William Learned Marcy

Birth Date: 1786-12-12
Death Date: 1857-07-04
Gender: Male
Nationality: U.S.

William Learned Marcy served as secretary of war during the Polk administration.

Marcy was born in1786 in Sturbridge, Massachusetts. Following his graduation from Brown University in 1808, he pursued a career as a lawyer in Troy, New York, then on the fringe of an expanding Anglo-American frontier. During the war of 1812 he served in the ill-fated Dearborn invasion of Canada.

Active in local and state politics, Marcy became a prominent figure of the "Albany Regency," the Democratic machine that controlled New York throughout much of the Jacksonian period. As a supporter of Martin Van Buren, Marcy served as state comptroller, associate justice to the state supreme court, governor, and as a U.S. senator. In 1832, during the Senate debates over the confirmation of Martin Van Buren as minister to the Court of St. James’s, Marcy issued the famous rejoinder, "to the victor belongs the spoils" to critics who opposed the appointment as an abuse of patronage.

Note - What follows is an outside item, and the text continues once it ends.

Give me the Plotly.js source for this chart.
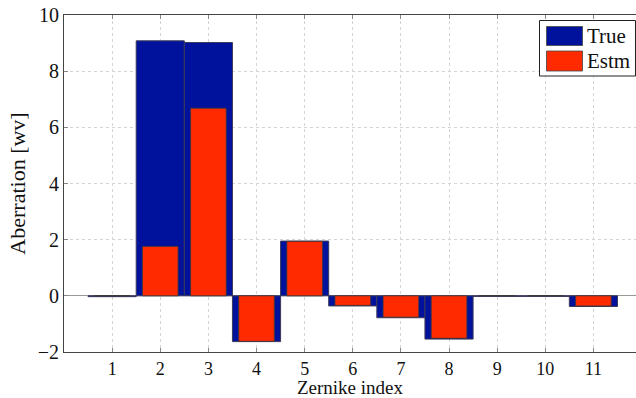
<!DOCTYPE html>
<html><head><meta charset="utf-8">
<script src="https://cdn.plot.ly/plotly-3.0.1.min.js"></script>
<style>html,body{margin:0;padding:0;background:#fff}#chart{width:636px;height:398px}</style>
</head><body><div id="chart"></div>
<script>
const zernikeIndex = [1,2,3,4,5,6,7,8,9,10,11];
const trueValues = [-0.03, 9.08, 9.02, -1.63, 1.95, -0.36, -0.78, -1.54, -0.02, -0.02, -0.38];
const estmValues = [0.01, 1.76, 6.68, -1.62, 1.94, -0.34, -0.76, -1.51, 0.01, 0.01, -0.36];
const seriesNames = ['True', 'Estm'];
const seriesColors = ['#00129c', '#ff2a00'];
const yTicks = [-2, 0, 2, 4, 6, 8, 10];

const font = "'Liberation Serif', 'Times New Roman', serif";
const W = 636, H = 398, M = {l:64, r:0, t:15, b:46};
const px = v => (v - M.l) / (W - M.l - M.r);
const py = v => (H - M.b - v) / (H - M.t - M.b);

const traces = [
  {type:'bar', x: zernikeIndex, y: trueValues, name: seriesNames[0], width: 1,
   marker:{color:seriesColors[0], line:{color:'#3a3a5a', width:1}}},
  {type:'bar', x: zernikeIndex, y: estmValues, name: seriesNames[1], width: 0.74,
   marker:{color:seriesColors[1], line:{color:'#3a3a3a', width:0.8}}}
];

const shapes = [
  {type:'rect', xref:'paper', yref:'paper', x0:px(539.5), x1:px(635.5), y0:py(76), y1:py(20.5),
   line:{color:'#222', width:1}, fillcolor:'#fff', layer:'above'},
  {type:'rect', xref:'paper', yref:'paper', x0:px(546.5), x1:px(582.5), y0:py(45.5), y1:py(26.5),
   line:{color:'#444', width:0.8}, fillcolor:seriesColors[0], layer:'above'},
  {type:'rect', xref:'paper', yref:'paper', x0:px(546.5), x1:px(582.5), y0:py(71), y1:py(51),
   line:{color:'#444', width:0.8}, fillcolor:seriesColors[1], layer:'above'}
];
const annotations = [
  {xref:'paper', yref:'paper', x:px(585), y:py(36), xanchor:'left', yanchor:'middle', showarrow:false,
   text:seriesNames[0], font:{family:font, size:21, color:'#111'}},
  {xref:'paper', yref:'paper', x:px(585), y:py(61), xanchor:'left', yanchor:'middle', showarrow:false,
   text:seriesNames[1], font:{family:font, size:21, color:'#111'}}
];

const layout = {
  width:W, height:H,
  margin:M,
  barmode:'overlay',
  paper_bgcolor:'#fff', plot_bgcolor:'#fff',
  font:{family:font, size:20, color:'#111'},
  showlegend:false,
  shapes, annotations,
  xaxis:{range:[0, 11.885], tickmode:'array', tickvals: zernikeIndex, ticktext: zernikeIndex.map(String),
    showgrid:true, gridcolor:'#d4d4d4', griddash:'dot', gridwidth:1,
    zeroline:false, showline:true, linecolor:'#444', linewidth:1, mirror:'ticks',
    ticks:'inside', ticklen:4, tickcolor:'#888', tickfont:{family:font, size:18}, ticklabelstandoff:0,
    title:{text:'Zernike index', standoff:3, font:{family:font, size:19}}},
  yaxis:{range:[-2, 10], tickmode:'array', tickvals: yTicks, ticktext: yTicks.map(v => v < 0 ? '\u2212' + Math.abs(v) : String(v)),
    showgrid:true, gridcolor:'#d4d4d4', griddash:'dot', gridwidth:1,
    zeroline:true, zerolinecolor:'#999', zerolinewidth:1,
    showline:true, linecolor:'#444', linewidth:1, mirror:false,
    ticks:'inside', ticklen:4, tickcolor:'#888', tickfont:{family:font, size:20},
    title:{text:'Aberration [wv]', standoff:6, font:{family:font, size:22}}}
};
Plotly.newPlot('chart', traces, layout, {staticPlot:true, displayModeBar:false});
</script></body></html>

In 1844, Marcy broke with the Van Buren faction over its leader’s equivocal stand on the annexation of Texas. The following year, James K. Polk, an avowed expansionist, appointed Marcy as secretary of war. Notwithstanding his support of the spoils system, Marcy kept many Whigs at their posts during his tenure at the War Department. In his first annual report, Marcy recommended that the army, then less than 8.000 men, be substantially increased, a move that was rejected by a budget-minded Congress. With the declaration of war in May 1845, Congress essentially adopted Marcy’s earlier recommendations, increasing the size of the regular army and authorizing a volunteer army of 50,000 volunteers for a twelve month enlistment period.

Following the declaration of war against Mexico, the president, in consultation with Marcy and General Winfield Scott, developed a basic plan of operations for the war. The plan required striking Mexico at two vital points: Santa Fe, New Mexico and Mexico’s northern provinces below the Rio Grande. The plan was soon revised to add a third prong to the plan of attack: outfitting an expeditionary force to seize Upper California.

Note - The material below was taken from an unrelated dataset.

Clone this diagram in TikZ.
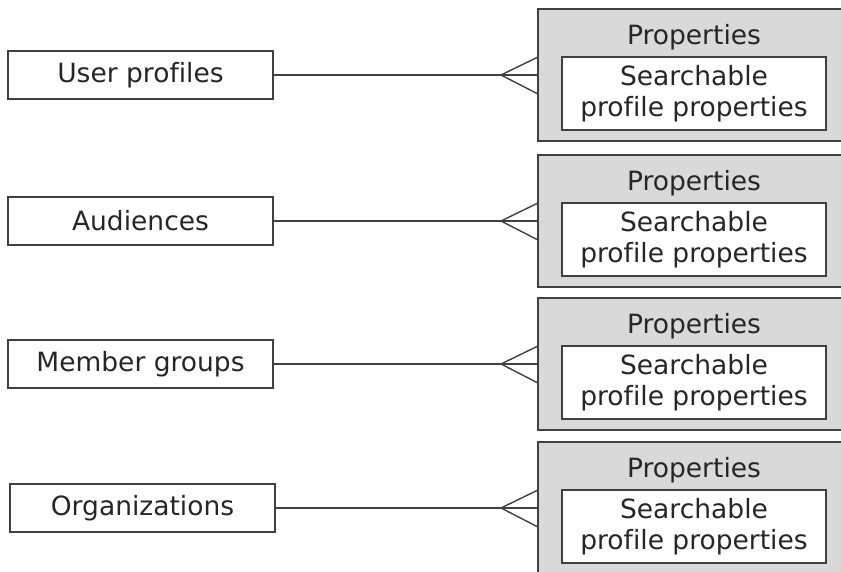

In the summer of 1846, both the president and the secretary of war believed the conflict with Mexico would be brief. It soon became apparent, however, that the administration had greatly underestimated the determination of Mexican leaders to defend the nation’s honor, while, an uncertain political situation in Mexico City also precluded the possibility of a quick negotiated settlement. By November, Polk had come to the conclusion that an aggressive campaign into Mexico’s southern interior was needed to compel its leaders to accept defeat, a strategy which Marcy believed too risky.

Nonetheless, Marcy proved an able administrator, hastily transforming the army from one designed for frontier defense to a sophisticated fighting force capable of waging war on foreign soil. Almost as important, Marcy enjoyed a constructive relationship with his top Whig generals, Taylor and Scott, thus helping to mitigate to some degree the intense partisanship that poisoned President Polk’s conduct of the war effort.

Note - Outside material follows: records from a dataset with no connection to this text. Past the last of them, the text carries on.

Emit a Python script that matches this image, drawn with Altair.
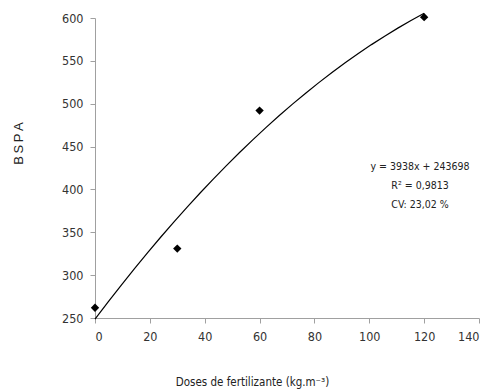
import altair as alt
import pandas as pd

# Data
doses = [0, 30, 60, 120]
bspa = [262, 331, 492, 601]

x_ticks = [0, 20, 40, 60, 80, 100, 120, 140]
y_ticks = [250, 300, 350, 400, 450, 500, 550, 600]

ann_lines = ["y = 3938x + 243698", "R² = 0,9813", "CV: 23,02 %"]
ann_x = [118.5]
ann_y = [426]

df = pd.DataFrame({"x": doses, "y": bspa})
ann = pd.DataFrame({"x": ann_x, "y": ann_y, "t": [ann_lines]})

FONT = "'DejaVu Sans Condensed', 'Liberation Sans', sans-serif"

xscale = alt.Scale(domain=[0, 140], nice=False, zero=False)
yscale = alt.Scale(domain=[250, 600], nice=False, zero=False)

xaxis = alt.Axis(
    values=x_ticks, title="Doses de fertilizante (kg.m⁻³)", grid=False,
    domainColor="#a0a0a0", tickColor="#a0a0a0", tickSize=5,
    labelFont=FONT, labelFontSize=12.5, labelColor="#333333", labelPadding=7,
    titleFont=FONT, titleFontSize=11.5, titleFontWeight="normal", titleColor="#222222",
    titleX=157, titleY=64, titleAlign="center", titleBaseline="middle",
)
yaxis = alt.Axis(
    values=y_ticks, title="B\u2009S\u2009P\u2009A", grid=False,
    domainColor="#a0a0a0", tickColor="#a0a0a0", tickSize=5,
    labelFont=FONT, labelFontSize=12.5, labelColor="#333333", labelPadding=7,
    titleFont="'Liberation Sans', sans-serif", titleFontSize=13, titleFontWeight="normal",
    titleColor="#222222", titleAngle=270, titleX=-77, titleY=125,
    titleAlign="center", titleBaseline="middle",
)

base = alt.Chart(df)

points = base.mark_point(shape="diamond", filled=True, color="black", size=70, opacity=1).encode(
    x=alt.X("x:Q", scale=xscale, axis=xaxis),
    y=alt.Y("y:Q", scale=yscale, axis=yaxis),
)

fit = base.transform_regression("x", "y", method="poly", order=2).mark_line(
    color="black", strokeWidth=1.2
).encode(
    x=alt.X("x:Q", scale=xscale),
    y=alt.Y("y:Q", scale=yscale),
)

text = alt.Chart(ann).mark_text(
    font=FONT, fontSize=10.5, color="#222222", align="center", baseline="middle", lineHeight=19
).encode(
    x=alt.X("x:Q", scale=xscale),
    y=alt.Y("y:Q", scale=yscale),
    text="t",
)

chart = alt.layer(fit, points, text).properties(
    width=384, height=300,
    padding={"left": 95, "top": 18, "right": 14, "bottom": 74},
    autosize=alt.AutoSizeParams(type="none"),
    background="white",
).configure_view(stroke=None)

chart.save("out.html", embed_options={"renderer": "svg", "actions": False})
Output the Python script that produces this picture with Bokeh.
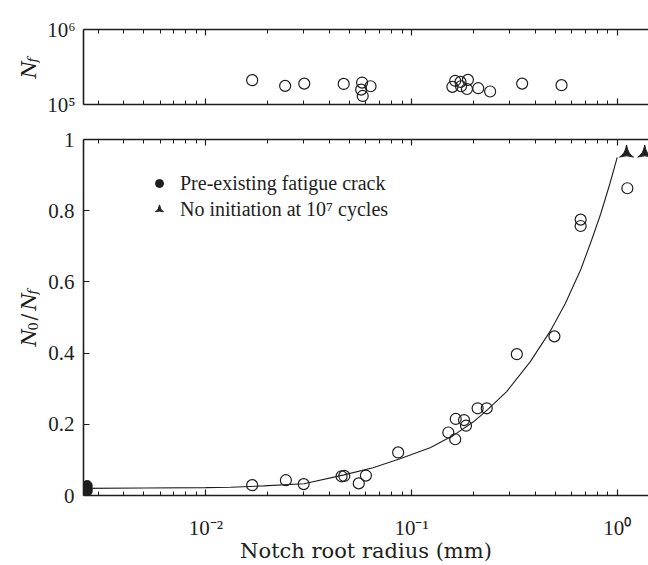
import math
from bokeh.plotting import figure
from bokeh.models import Range1d, FixedTicker, LogAxis, Label, Legend, LegendItem
from bokeh.layouts import column, row
from bokeh.embed import file_html
from bokeh.resources import INLINE

# ---------------- data ----------------
# top panel: cycles to failure vs notch root radius
nf_radius = [0.0168, 0.0243, 0.0301, 0.0468, 0.0575, 0.0569, 0.0579, 0.0632,
             0.158, 0.163, 0.173, 0.174, 0.188, 0.186, 0.211, 0.241, 0.345, 0.536]
nf_cycles = [2.11e5, 1.77e5, 1.90e5, 1.88e5, 1.96e5, 1.58e5, 1.30e5, 1.75e5,
             1.72e5, 2.07e5, 2.00e5, 1.75e5, 2.13e5, 1.61e5, 1.65e5, 1.49e5, 1.90e5, 1.81e5]

# bottom panel: N0/Nf vs notch root radius
open_radius = [0.0168, 0.0245, 0.0299, 0.0457, 0.0471, 0.0554, 0.060, 0.0861,
               0.151, 0.163, 0.164, 0.180, 0.184, 0.2095, 0.232, 0.325, 0.495,
               0.664, 0.664, 1.12]
open_ratio = [0.029, 0.043, 0.032, 0.054, 0.055, 0.034, 0.056, 0.121,
              0.177, 0.158, 0.215, 0.212, 0.196, 0.245, 0.245, 0.397, 0.447,
              0.775, 0.757, 0.863]

precrack_radius = [0.00265, 0.00265, 0.00265]
precrack_ratio = [0.028, 0.019, 0.012]

noinit_radius = [1.11, 1.36]
noinit_ratio = [0.962, 0.962]

curve_radius = [0.00254, 0.005, 0.01, 0.0132, 0.0191, 0.030, 0.047, 0.065, 0.0886,
                0.124, 0.160, 0.200, 0.233, 0.290, 0.378, 0.474, 0.560, 0.664,
                0.750, 0.830, 0.920, 1.0]
curve_ratio = [0.0199, 0.0212, 0.0222, 0.0232, 0.027, 0.033, 0.058, 0.078, 0.104,
               0.135, 0.169, 0.207, 0.240, 0.292, 0.376, 0.463, 0.540, 0.634,
               0.717, 0.790, 0.875, 0.950]

x_major = [0.01, 0.1, 1.0]
x_major_labels = ["10\u207b\u00b2", "10\u207b\u00b9", "10\u2070"]
nf_major = [1e5, 1e6]
nf_major_labels = ["10\u2075", "10\u2076"]
ratio_major = [0, 0.2, 0.4, 0.6, 0.8, 1]
ratio_major_labels = ["0", "0.2", "0.4", "0.6", "0.8", "1"]
x_title = "Notch root radius (mm)"
legend_labels = ["Pre-existing fatigue crack", "No initiation at 10\u2077 cycles"]

# ---------------- styling ----------------
FONT = "Liberation Serif"
TFONT = "DejaVu Serif"
INK = "#1e1e1e"
XMIN, XMAX = 0.002543, 1.419
LABW = 40            # width of the strip holding the rotated y-axis titles
LEFT = 83 - LABW     # left border of the plot figures
H1, H2 = 120, 445

x_minor = [m * 10.0 ** d for d in (-3, -2, -1, 0) for m in range(2, 10)
           if XMIN <= m * 10.0 ** d <= XMAX]


def style_axis(ax, show_labels=True, size="21px"):
    ax.axis_line_color = INK
    ax.axis_line_width = 1.6
    ax.major_tick_in = 6
    ax.major_tick_out = 0
    ax.minor_tick_in = 4
    ax.minor_tick_out = 0
    ax.major_tick_line_color = INK
    ax.minor_tick_line_color = INK
    ax.major_tick_line_width = 1.2
    ax.minor_tick_line_width = 1.0
    ax.major_label_text_font = FONT
    if show_labels:
        ax.major_label_text_color = INK
        ax.major_label_text_font_size = size
    else:
        ax.major_label_text_color = None
        ax.major_label_text_font_size = "2px"
        ax.major_label_standoff = 0


def xticker():
    return FixedTicker(ticks=x_major, minor_ticks=x_minor)


def label_strip(h):
    f = figure(width=LABW, height=h, x_range=Range1d(0, LABW), y_range=Range1d(0, h),
               output_backend="svg", toolbar_location=None,
               x_axis_location=None, y_axis_location=None,
               min_border_left=0, min_border_right=0, min_border_top=0,
               min_border_bottom=0)
    f.outline_line_color = None
    f.xgrid.visible = False
    f.ygrid.visible = False
    return f


def add_piece(f, text, x, y, size, style):
    f.add_layout(Label(x=x, y=y, text=text,
                       angle=math.pi / 2, text_align="left", text_baseline="alphabetic",
                       text_font=TFONT, text_font_size=size, text_font_style=style,
                       text_color=INK))


# ---------------- top panel ----------------
p1 = figure(width=648 - LABW, height=H1, x_axis_type="log", y_axis_type="log",
            x_range=Range1d(XMIN, XMAX), y_range=Range1d(1e5, 1e6),
            output_backend="svg", toolbar_location=None,
            min_border_left=LEFT, min_border_right=0, min_border_top=29,
            min_border_bottom=16)
p1.outline_line_color = None
p1.xgrid.visible = False
p1.ygrid.visible = False
p1.xaxis.ticker = xticker()
style_axis(p1.xaxis[0], show_labels=False)
p1.yaxis.ticker = FixedTicker(ticks=nf_major, minor_ticks=[])
p1.yaxis.major_label_overrides = {t: l for t, l in zip(nf_major, nf_major_labels)}
style_axis(p1.yaxis[0])
p1.yaxis.major_label_standoff = 8
top1 = LogAxis(ticker=xticker())
style_axis(top1, show_labels=False)
p1.add_layout(top1, "above")

p1.scatter(nf_radius, nf_cycles, marker="circle", size=11, fill_color=None,
           line_color=INK, line_width=1.2)

# ---------------- bottom panel ----------------
p2 = figure(width=648 - LABW, height=H2, x_axis_type="log",
            x_range=Range1d(XMIN, XMAX), y_range=Range1d(0, 1),
            output_backend="svg", toolbar_location=None,
            min_border_left=LEFT, min_border_right=0, min_border_top=19,
            min_border_bottom=70)
p2.outline_line_color = None
p2.xgrid.visible = False
p2.ygrid.visible = False
p2.xaxis.ticker = xticker()
p2.xaxis.major_label_overrides = {t: l for t, l in zip(x_major, x_major_labels)}
style_axis(p2.xaxis[0])
p2.xaxis.major_label_standoff = 20
p2.xaxis.axis_label = x_title
p2.xaxis.axis_label_text_font = TFONT
p2.xaxis.axis_label_text_font_size = "21px"
p2.xaxis.axis_label_text_font_style = "normal"
p2.xaxis.axis_label_text_color = INK
p2.xaxis.axis_label_standoff = -4
p2.yaxis.ticker = FixedTicker(ticks=ratio_major, minor_ticks=[])
p2.yaxis.major_label_overrides = {t: l for t, l in zip(ratio_major, ratio_major_labels)}
style_axis(p2.yaxis[0])
p2.yaxis.major_label_standoff = 9
top2 = LogAxis(ticker=xticker())
style_axis(top2, show_labels=False)
p2.add_layout(top2, "above")

p2.line(curve_radius, curve_ratio, line_color=INK, line_width=1.1)
p2.scatter(open_radius, open_ratio, marker="circle", size=11, fill_color=None,
           line_color=INK, line_width=1.2)
r_dot = p2.scatter(precrack_radius, precrack_ratio, marker="circle", size=10,
                   fill_color=INK, line_color=INK)
r_tri = p2.scatter(noinit_radius, noinit_ratio, marker="triangle_pin", size=14,
                   fill_color=INK, line_color=INK)

legend = Legend(items=[LegendItem(label=legend_labels[0], renderers=[r_dot]),
                       LegendItem(label=legend_labels[1], renderers=[r_tri])],
                location=(66, 274), border_line_color=None, background_fill_alpha=0,
                padding=0, margin=0, spacing=2, glyph_width=20, glyph_height=24,
                label_height=24, label_standoff=11, label_text_font=FONT,
                label_text_font_size="20px", label_text_color=INK)
p2.add_layout(legend)

# ---------------- rotated y-axis titles (N_f and N_0 / N_f) ----------------
s1 = label_strip(H1)
add_piece(s1, "N", 28, H1 - 78, "20px", "italic")
add_piece(s1, "f", 32, H1 - 62, "13px", "italic")

s2 = label_strip(H2)
add_piece(s2, "N", 28, H1 + H2 - 346, "20px", "italic")
add_piece(s2, "0", 32, H1 + H2 - 330, "13px", "normal")
add_piece(s2, "/", 28, H1 + H2 - 320, "20px", "normal")
add_piece(s2, "N", 28, H1 + H2 - 310, "20px", "italic")
add_piece(s2, "f", 32, H1 + H2 - 294, "13px", "italic")

layout = row(column(s1, s2, spacing=0), column(p1, p2, spacing=0), spacing=0)
open("out.html", "w").write(file_html(layout, INLINE))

After the war Marcy continued to be active in Democratic politics. He unsuccessfully sought the Democratic presidential nomination in 1852, losing to Franklin Pierce, who appointed him as secretary of state. As head of the State Department Marcy helped negotiate the Gadsden Purchase with Mexico.

Bibliography

Pletcher, David M. The Diplomacy of Annexation: Texas, Oregon, and the Mexican War. Columbia, Missouri, University of Missouri Press. 1973.

Spenser, Ivor D. The Victor and the Spoils: A life of William L. Marcy. Providence, R.I., Brown University Press. 1959.